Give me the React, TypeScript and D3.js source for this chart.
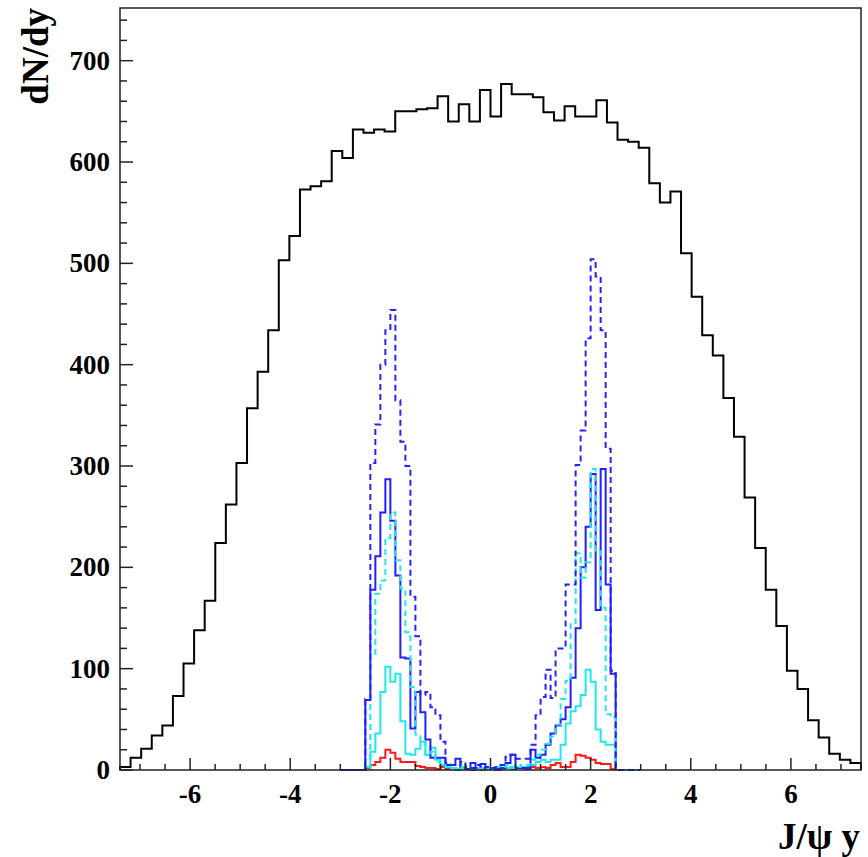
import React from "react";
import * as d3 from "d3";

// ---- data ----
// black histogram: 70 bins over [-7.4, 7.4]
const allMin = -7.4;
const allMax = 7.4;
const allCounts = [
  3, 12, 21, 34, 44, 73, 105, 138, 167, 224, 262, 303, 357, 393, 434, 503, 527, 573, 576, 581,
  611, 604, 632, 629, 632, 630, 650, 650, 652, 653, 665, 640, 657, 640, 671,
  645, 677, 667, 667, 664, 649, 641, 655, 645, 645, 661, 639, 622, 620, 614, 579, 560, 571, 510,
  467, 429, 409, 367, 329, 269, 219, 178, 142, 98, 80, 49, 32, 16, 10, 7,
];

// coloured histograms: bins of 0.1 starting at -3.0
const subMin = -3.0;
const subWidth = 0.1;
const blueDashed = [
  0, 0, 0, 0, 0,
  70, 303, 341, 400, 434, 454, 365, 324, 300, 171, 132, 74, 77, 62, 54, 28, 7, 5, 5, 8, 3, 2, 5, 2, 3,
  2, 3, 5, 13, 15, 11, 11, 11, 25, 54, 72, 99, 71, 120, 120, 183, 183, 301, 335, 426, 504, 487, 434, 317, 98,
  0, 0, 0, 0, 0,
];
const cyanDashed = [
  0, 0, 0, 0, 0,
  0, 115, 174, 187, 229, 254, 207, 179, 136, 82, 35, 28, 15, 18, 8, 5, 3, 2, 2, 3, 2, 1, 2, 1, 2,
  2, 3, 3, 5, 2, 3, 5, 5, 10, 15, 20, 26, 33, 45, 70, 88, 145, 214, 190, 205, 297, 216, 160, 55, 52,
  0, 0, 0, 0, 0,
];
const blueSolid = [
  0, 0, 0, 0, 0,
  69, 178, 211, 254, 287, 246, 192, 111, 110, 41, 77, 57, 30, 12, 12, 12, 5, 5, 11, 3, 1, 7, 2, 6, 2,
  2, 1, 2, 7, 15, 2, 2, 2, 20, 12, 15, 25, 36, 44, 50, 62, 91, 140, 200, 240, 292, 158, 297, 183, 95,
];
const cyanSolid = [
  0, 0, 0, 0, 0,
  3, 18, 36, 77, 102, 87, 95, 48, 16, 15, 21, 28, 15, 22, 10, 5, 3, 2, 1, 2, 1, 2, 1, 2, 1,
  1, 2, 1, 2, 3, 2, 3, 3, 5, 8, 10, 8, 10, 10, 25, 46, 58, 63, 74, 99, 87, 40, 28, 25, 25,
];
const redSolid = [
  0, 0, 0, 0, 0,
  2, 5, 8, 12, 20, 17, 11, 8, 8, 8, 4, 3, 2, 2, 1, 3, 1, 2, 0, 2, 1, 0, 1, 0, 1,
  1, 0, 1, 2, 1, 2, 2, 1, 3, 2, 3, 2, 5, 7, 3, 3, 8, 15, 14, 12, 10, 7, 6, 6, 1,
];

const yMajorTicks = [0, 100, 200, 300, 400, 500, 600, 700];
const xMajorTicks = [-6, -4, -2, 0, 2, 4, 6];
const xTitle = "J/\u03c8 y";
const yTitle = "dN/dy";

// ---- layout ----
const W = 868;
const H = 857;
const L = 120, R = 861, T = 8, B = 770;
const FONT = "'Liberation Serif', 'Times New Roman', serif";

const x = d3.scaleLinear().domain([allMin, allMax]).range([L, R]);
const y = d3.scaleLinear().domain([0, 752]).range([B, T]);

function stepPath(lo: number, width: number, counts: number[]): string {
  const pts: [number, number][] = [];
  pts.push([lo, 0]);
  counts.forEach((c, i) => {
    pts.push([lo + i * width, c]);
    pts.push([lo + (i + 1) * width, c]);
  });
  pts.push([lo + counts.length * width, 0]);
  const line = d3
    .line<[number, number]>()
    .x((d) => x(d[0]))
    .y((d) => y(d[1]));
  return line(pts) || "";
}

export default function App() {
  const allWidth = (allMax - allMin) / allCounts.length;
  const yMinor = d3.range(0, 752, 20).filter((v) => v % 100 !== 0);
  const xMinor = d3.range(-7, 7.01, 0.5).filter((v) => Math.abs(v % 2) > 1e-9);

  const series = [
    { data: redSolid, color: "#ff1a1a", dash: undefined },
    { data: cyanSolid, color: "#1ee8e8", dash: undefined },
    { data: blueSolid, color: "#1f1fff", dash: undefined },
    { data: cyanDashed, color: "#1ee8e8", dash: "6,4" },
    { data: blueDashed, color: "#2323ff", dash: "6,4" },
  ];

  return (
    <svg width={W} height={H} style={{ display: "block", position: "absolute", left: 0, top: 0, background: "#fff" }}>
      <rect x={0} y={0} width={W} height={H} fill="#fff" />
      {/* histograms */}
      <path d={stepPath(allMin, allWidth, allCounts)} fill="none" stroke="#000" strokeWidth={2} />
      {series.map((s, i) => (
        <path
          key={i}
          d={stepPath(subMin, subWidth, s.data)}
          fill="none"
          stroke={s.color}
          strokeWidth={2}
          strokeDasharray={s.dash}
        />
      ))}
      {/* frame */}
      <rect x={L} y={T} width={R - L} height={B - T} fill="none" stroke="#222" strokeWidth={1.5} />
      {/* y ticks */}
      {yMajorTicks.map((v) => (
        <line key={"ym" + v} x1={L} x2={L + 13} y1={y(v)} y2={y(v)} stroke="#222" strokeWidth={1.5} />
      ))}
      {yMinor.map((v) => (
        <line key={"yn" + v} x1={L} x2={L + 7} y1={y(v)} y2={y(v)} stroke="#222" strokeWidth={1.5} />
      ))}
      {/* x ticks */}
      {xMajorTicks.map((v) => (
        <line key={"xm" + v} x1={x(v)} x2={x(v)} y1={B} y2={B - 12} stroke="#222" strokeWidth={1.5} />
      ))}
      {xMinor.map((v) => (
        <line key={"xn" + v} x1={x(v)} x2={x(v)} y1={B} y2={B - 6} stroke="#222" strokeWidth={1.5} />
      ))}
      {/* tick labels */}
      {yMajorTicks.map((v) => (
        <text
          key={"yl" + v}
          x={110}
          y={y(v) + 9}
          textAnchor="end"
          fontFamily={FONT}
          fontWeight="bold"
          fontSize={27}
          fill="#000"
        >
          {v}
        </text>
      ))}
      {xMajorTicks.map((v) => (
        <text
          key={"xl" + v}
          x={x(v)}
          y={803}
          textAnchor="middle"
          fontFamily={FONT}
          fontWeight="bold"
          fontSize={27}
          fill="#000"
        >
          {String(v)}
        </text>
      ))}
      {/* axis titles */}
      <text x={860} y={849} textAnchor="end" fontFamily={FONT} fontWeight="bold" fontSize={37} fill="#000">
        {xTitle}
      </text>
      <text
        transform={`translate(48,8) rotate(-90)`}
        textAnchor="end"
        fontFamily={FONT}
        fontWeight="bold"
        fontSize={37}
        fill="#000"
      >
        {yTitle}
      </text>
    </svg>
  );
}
......
# Task to complete
Find how many lines in the material hold the word "React" and state that number alone.

# Solution for this exercise
2